这对应 “最多一次” 语义：当消费者故障时，消息可能丢失、不会重复。

执行顺序
拉取消息 → 提交 offset → 业务处理
风险点
刚提交完 offset，还没来得及执行业务逻辑就宕机。
结果
offset 已经前进，Broker 认为消息已处理，不会再投递。
特点
无重复，但可能丢消息。
适用场景
日志采集、监控打点等允许少量丢失、追求极致低延迟的场景。

At Least Once 至少一次

It can read the messages, process the messages, and finally save its position. In this case there is a possibility that the consumer process crashes after processing messages but before saving its position. In this case when the new process takes over the first few messages it receives will already have been processed. This corresponds to the “at-least-once” semantics in the case of a consumer failure.

消费者可以先读取消息，先处理消息，最后再保存消费位置（提交 offset）。
在这种模式下，存在一种可能：消费者在处理完消息之后、提交位置之前进程崩溃。
此时，接替的新进程启动后，收到的前几条消息其实已经被处理过了。
这对应 “至少一次” 语义：故障时消息不会丢失，但会被重复投递。

消费者可以先读取消息，先处理消息，最后再保存消费位置（提交 offset）。

在这种模式下，存在一种可能：消费者在处理完消息之后、提交位置之前进程崩溃。

此时，接替的新进程启动后，收到的前几条消息其实已经被处理过了。

消费失败 → 不提交 offset → 下次从这个消费进度上重新消费 → 无限重复

这对应 “至少一次” 语义：故障时消息不会丢失，但会被重复投递。

执行顺序
拉取消息 → 业务处理 → 提交 offset
风险点
业务执行成功，但还没来得及提交 offset 就宕机。
结果
消息已处理，但 offset 未更新，重启后重新拉取、重复处理。
特点
绝不丢消息，但可能重复。
去重方案
业务侧做幂等（唯一键、分布式锁、状态判断（状态守卫）、Redis 标记等）。

Exactly Once 精确一次

So what about exactly-once semantics? When consuming from a Kafka topic and producing to another topic (as in a Kafka Streams application), we can leverage the new transactional producer capabilities in 0.11.0.0... The consumer’s position is stored as a message in an internal topic, so we can write the offset to Kafka in the same transaction as the output topics...
In the default “read_uncommitted” isolation level, all messages are visible to consumers even if they were part of an aborted transaction, but in “read_committed” isolation level, the consumer will only return messages from transactions which were committed.

那么精确一次语义如何实现？
当从一个 Kafka 主题消费，并将处理结果写入另一个主题时（例如 Kafka Streams 应用），我们可以使用 0.11.0 版本引入的事务生产者能力。
消费者的位置（offset）本身也是以消息形式存储在内部主题中，因此我们可以将 offset 的提交与输出主题的写入放在同一个事务中。

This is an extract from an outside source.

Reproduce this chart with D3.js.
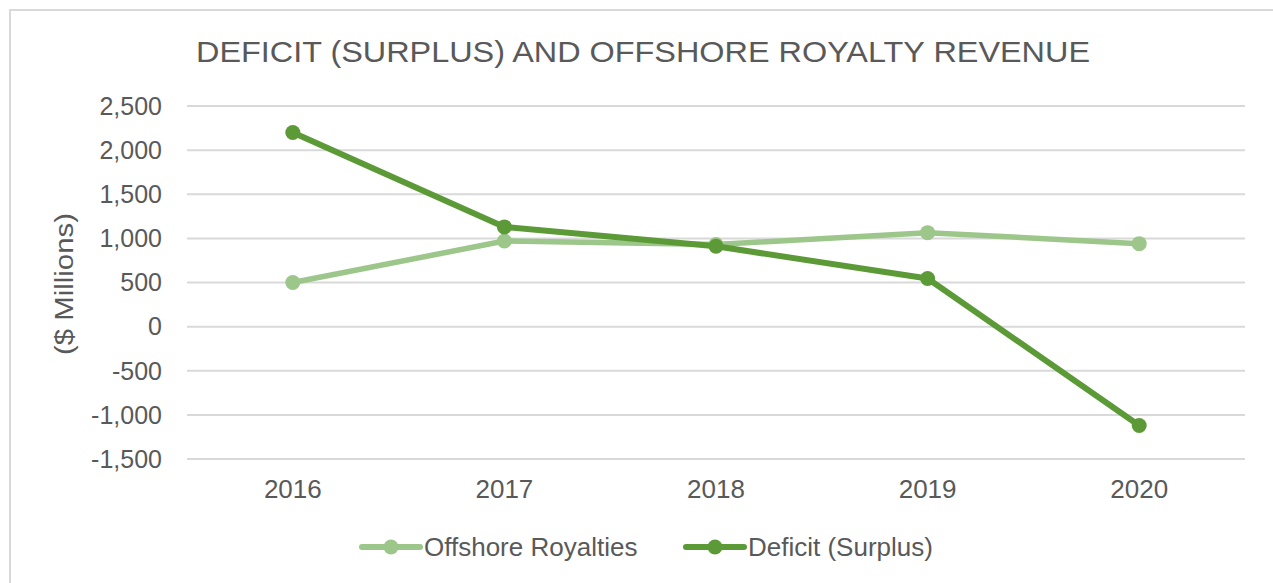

在默认的 read_uncommitted 隔离级别下，消费者能看到所有消息，即使它们属于已中止的事务；
而在 read_committed 隔离级别下，消费者只会读取已提交事务的消息。

主要用于 Kafka → Kafka 链路
消费 offset + 生产结果原子提交：
拉取消息 → 提交 offset要么同时成功，要么同时失败，不存在中间状态；

适用范围
主要用于 Kafka → Kafka 链路（Kafka Streams、事务生产者）。
外部系统怎么办？
官方原文明确：写入外部系统时，需要将 offset 和业务数据存在同一存储，保证原子性。
例如 MySQL 中存业务数据 + offset，同一事务提交。但就要求本地的持久层支持事务性
关键配置
生产者开启事务 transactional.id
消费者设置 isolation.level=read_committed

官方总结

Otherwise, Kafka guarantees at-least-once delivery by default, and allows the user to implement at-most-once delivery by disabling retries on the producer and committing offsets in the consumer prior to processing a batch of messages.

除此之外，Kafka 默认保证至少一次投递语义。

用户也可以通过禁用生产者重试，并在消费者处理一批消息之前就提交 offset，来实现最多一次语义。

Kafka 消费端的三大语义，本质上只有一个变量：offset 提交时机。